- [Task goal]: Return each line of the data below exactly, omitting any pictures.
-=-=-=-=-
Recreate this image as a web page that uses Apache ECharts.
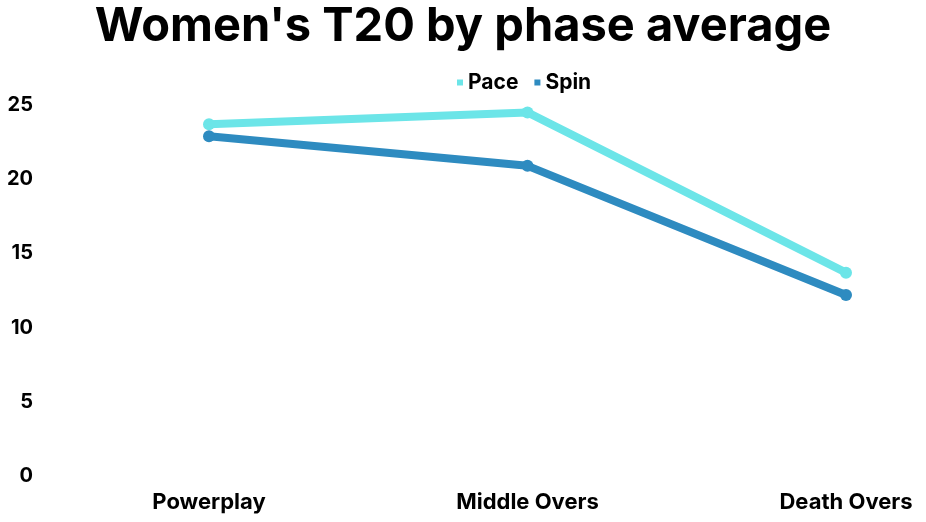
<!DOCTYPE html>
<html><head><meta charset="utf-8">
<script src="https://cdn.jsdelivr.net/npm/echarts@6/dist/echarts.min.js"></script>
<style>html,body{margin:0;padding:0;background:#fff}#c{width:926px;height:522px}</style>
</head><body><div id="c"></div>
<script>
const categories = ['Powerplay', 'Middle Overs', 'Death Overs'];
const pace = [23.7, 24.5, 13.7];
const spin = [22.9, 20.9, 12.2];
const yTicks = [0, 5, 10, 15, 20, 25];

const chart = echarts.init(document.getElementById('c'));
chart.setOption({
  backgroundColor: '#fff',
  title: {
    text: "Women's T20 by phase average",
    left: 'center', top: -2,
    textStyle: { fontFamily: 'Inter', fontWeight: 'bold', fontSize: 47, color: '#000' }
  },
  legend: {
    top: 67, left: 452,
    icon: 'rect', itemWidth: 6, itemHeight: 6, itemGap: 16,
    textStyle: { fontFamily: 'Inter', fontWeight: 'bold', fontSize: 21, color: '#000', padding: [0, 0, 0, 0] },
    data: ['Pace', 'Spin']
  },
  grid: { left: 209, right: 80, top: 105, bottom: 46 },
  xAxis: {
    type: 'category', data: categories, boundaryGap: false,
    axisLine: { show: false }, axisTick: { show: false },
    axisLabel: { fontFamily: 'Inter', fontWeight: 'bold', fontSize: 22, color: '#000', margin: 15 }
  },
  yAxis: {
    type: 'value', min: 0, max: 25, interval: 5,
    splitLine: { show: false }, axisLine: { show: false }, axisTick: { show: false },
    axisLabel: { fontFamily: 'Inter', fontWeight: 'bold', fontSize: 20, color: '#000', margin: 176,
      formatter: v => yTicks.includes(v) ? String(v) : '' }
  },
  series: [
    { name: 'Pace', type: 'line', data: pace, symbol: 'circle', symbolSize: 12,
      lineStyle: { width: 8, color: '#6ce5e8' }, itemStyle: { color: '#6ce5e8' } },
    { name: 'Spin', type: 'line', data: spin, symbol: 'circle', symbolSize: 12,
      lineStyle: { width: 8, color: '#2e8bc0' }, itemStyle: { color: '#2e8bc0' } }
  ]
});
</script></body></html>
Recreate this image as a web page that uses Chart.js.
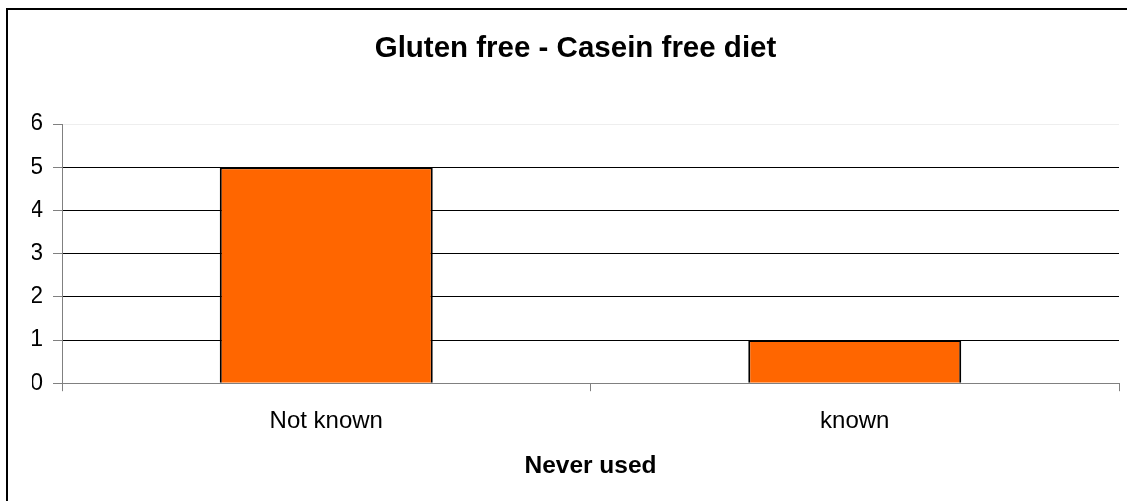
-=-=-=-=-
- [Solution for this problem]:
Recreate this image as a web page that uses Apache ECharts.
<!DOCTYPE html>
<html><head><meta charset="utf-8">
<script src="https://cdn.jsdelivr.net/npm/echarts@6/dist/echarts.min.js"></script>
<style>html,body{margin:0;padding:0;background:#fff}#c{width:926px;height:522px}</style>
</head><body><div id="c"></div>
<script>
const categories = ['Powerplay', 'Middle Overs', 'Death Overs'];
const pace = [23.7, 24.5, 13.7];
const spin = [22.9, 20.9, 12.2];
const yTicks = [0, 5, 10, 15, 20, 25];

const chart = echarts.init(document.getElementById('c'));
chart.setOption({
  backgroundColor: '#fff',
  title: {
    text: "Women's T20 by phase average",
    left: 'center', top: -2,
    textStyle: { fontFamily: 'Inter', fontWeight: 'bold', fontSize: 47, color: '#000' }
  },
  legend: {
    top: 67, left: 452,
    icon: 'rect', itemWidth: 6, itemHeight: 6, itemGap: 16,
    textStyle: { fontFamily: 'Inter', fontWeight: 'bold', fontSize: 21, color: '#000', padding: [0, 0, 0, 0] },
    data: ['Pace', 'Spin']
  },
  grid: { left: 209, right: 80, top: 105, bottom: 46 },
  xAxis: {
    type: 'category', data: categories, boundaryGap: false,
    axisLine: { show: false }, axisTick: { show: false },
    axisLabel: { fontFamily: 'Inter', fontWeight: 'bold', fontSize: 22, color: '#000', margin: 15 }
  },
  yAxis: {
    type: 'value', min: 0, max: 25, interval: 5,
    splitLine: { show: false }, axisLine: { show: false }, axisTick: { show: false },
    axisLabel: { fontFamily: 'Inter', fontWeight: 'bold', fontSize: 20, color: '#000', margin: 176,
      formatter: v => yTicks.includes(v) ? String(v) : '' }
  },
  series: [
    { name: 'Pace', type: 'line', data: pace, symbol: 'circle', symbolSize: 12,
      lineStyle: { width: 8, color: '#6ce5e8' }, itemStyle: { color: '#6ce5e8' } },
    { name: 'Spin', type: 'line', data: spin, symbol: 'circle', symbolSize: 12,
      lineStyle: { width: 8, color: '#2e8bc0' }, itemStyle: { color: '#2e8bc0' } }
  ]
});
</script></body></html>
Recreate this image as a web page that uses Chart.js.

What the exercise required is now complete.